This is a word that I typically loathe. "Pretentious" is most often used to describe "something that seems intellectual and that I don't understand, and must therefore be bad." It's often used in conjunction with "elitist."
But the thing about the word "pretentious" is that is indicates pretense, or even pretending, that someone or something is pretending to be smarter, more intelligent, more sophisticated than they really are. If we take that specific sense of the word, then, pretentious is always at some level both completely true, and never true. If we limit our understanding of the word to works of art, in this case, a novel, ambitious texts are always aspiring to be something more than the author has already mastered, aspiring to achieve something with this text that the author has not achieved before. In this way, pretense is always built into art. But the other side of aspiring is not achieving such a goal--that the novel is trying to be intellectual, but never reaches those aspirations. And in this case, any text or artwork that visibly aspires to an ambitious goal is already accomplishing something more than the conventional. It may not accomplish it perfectly, but a text's very aspiration to accomplish more than convention asks its reader to reconsider the conventions themselves.
So a pretentious novel--typically one that is trying to be intellectual, or experimental, or artistically ambitious in some way, but failing--is to me a terrible label, because it both dishonors the ambition itself, even as it misrecognizes the way that an aesthetic of failure is itself sometimes an artistically valid process. That label also, typically, fails to acknowledge that the fault may be readerly.

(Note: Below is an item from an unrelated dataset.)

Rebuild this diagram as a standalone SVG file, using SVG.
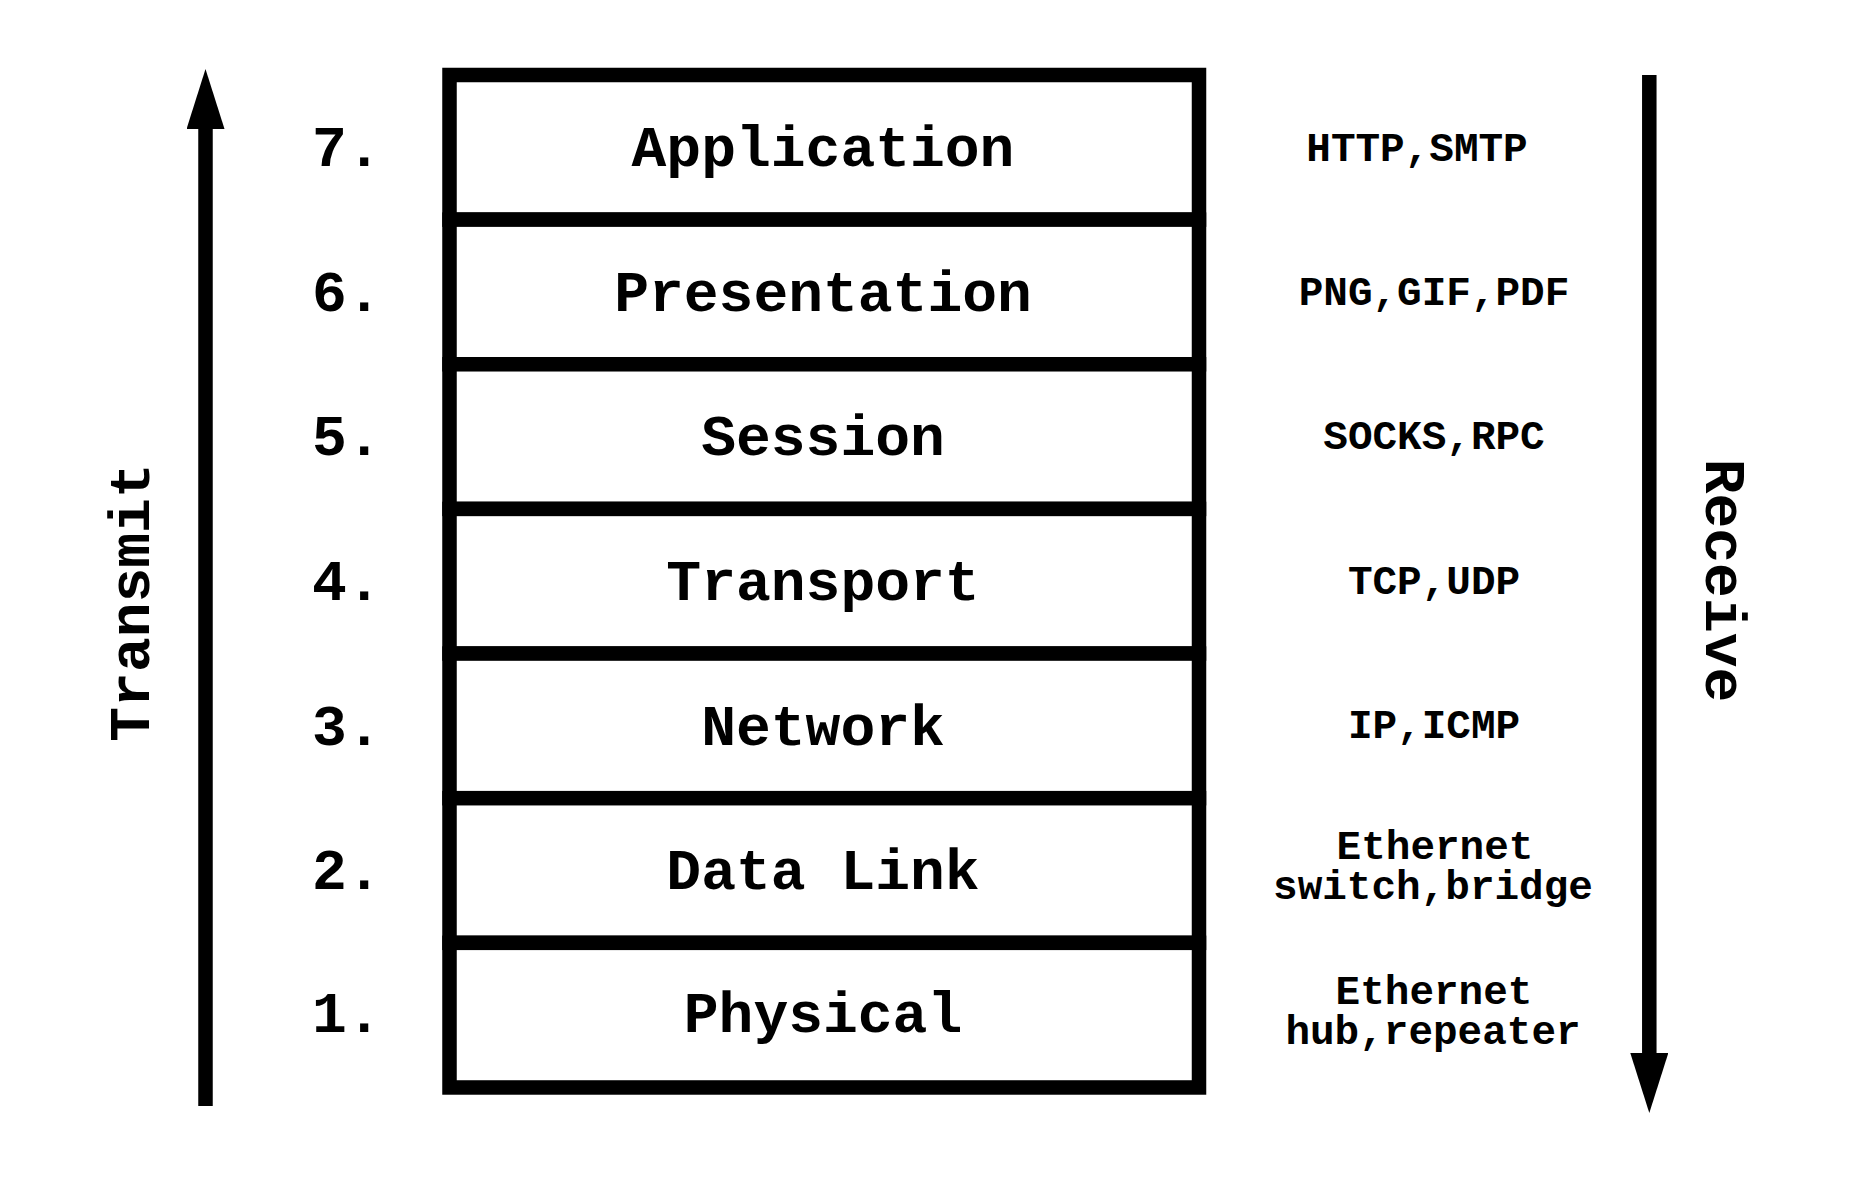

And yet, I have just read a novel (I won't name names here) that nonetheless feels pretentious. In his infamous and oft misinterpreted essay "The Literature of Exhaustion," John Barth identifies to vectors for categorizing literature--something like artistic integrity and something like up-to-date technique. And for him, too much of what we've now come to call postmodern literature feels technically up-to-date, but artistically bankrupt. This novel feels something like that, but not entirely. There is, at its heart, an artistic project, one that seems to invoke Calvino and Barth and a kind of pure literary surrealism (anyone ever read Sedagh Hedayat's The Blind Owl?). But it is also precious in its deployment of about half of its tricks: character names feel intentionally contrived; instead of pages, paragraphs are numbered; a series of hand-drawings and one-inch black dots occasionally populate and punctuate the pages (the hand-drawings are at least functional--I cannot fathom the dots).
I recognize, to a point, that I may in fact not be getting it all--indeed, much of the novel has come into focus after letting it sink in for a day. But enough of it remains not only incomprehensible, but self-consciously and cleverly incomprehensible, that the novel itself seems to be pretending that it is more than it is, and in this case, it would be more, if there were less.
I am no minimalist--I take as first evidence of my hatred of James Wood's literary criticism that he derides Angela Carter and Salman Rushdie as the most "theatrical" of writers. But the excess here seems purposeless, and ultimately, pretentious.
I'm off to read some Appalachian fiction that I know is neither pretentious not pretense. I wonder how I'll feel about this last one after this next one.
4 comments:
Ooh ooh, what is it? Send me a note! I want to guess!
I can point you to another Appalachian anthology, unless it's the same one, if you want, too.
PS, "pretentious" is one of those insults, like "hipster," that make me automatically want to punch the speaker in the face, regardless of whether their complaint is justified or not. I think you nailed it with the underlying assumptions here.
Titles, please, of both the pretentious book and the Appalachian antidote? I'm starting to sort through my summer TBR pile, and would like some ideas about what to include (and what to avoid).
I like what you say about "pretentious," Horace. I've always been fascinated by the history of the semantics surrounding the words "artificial," "artifice," and "artless" all of which can have negative or positive resonances. Your reminder that "pretending" is not all bad--especially in the realm of fiction!--is great.
Word Verification: "metersh" which seems oddly appropriate for me to verify.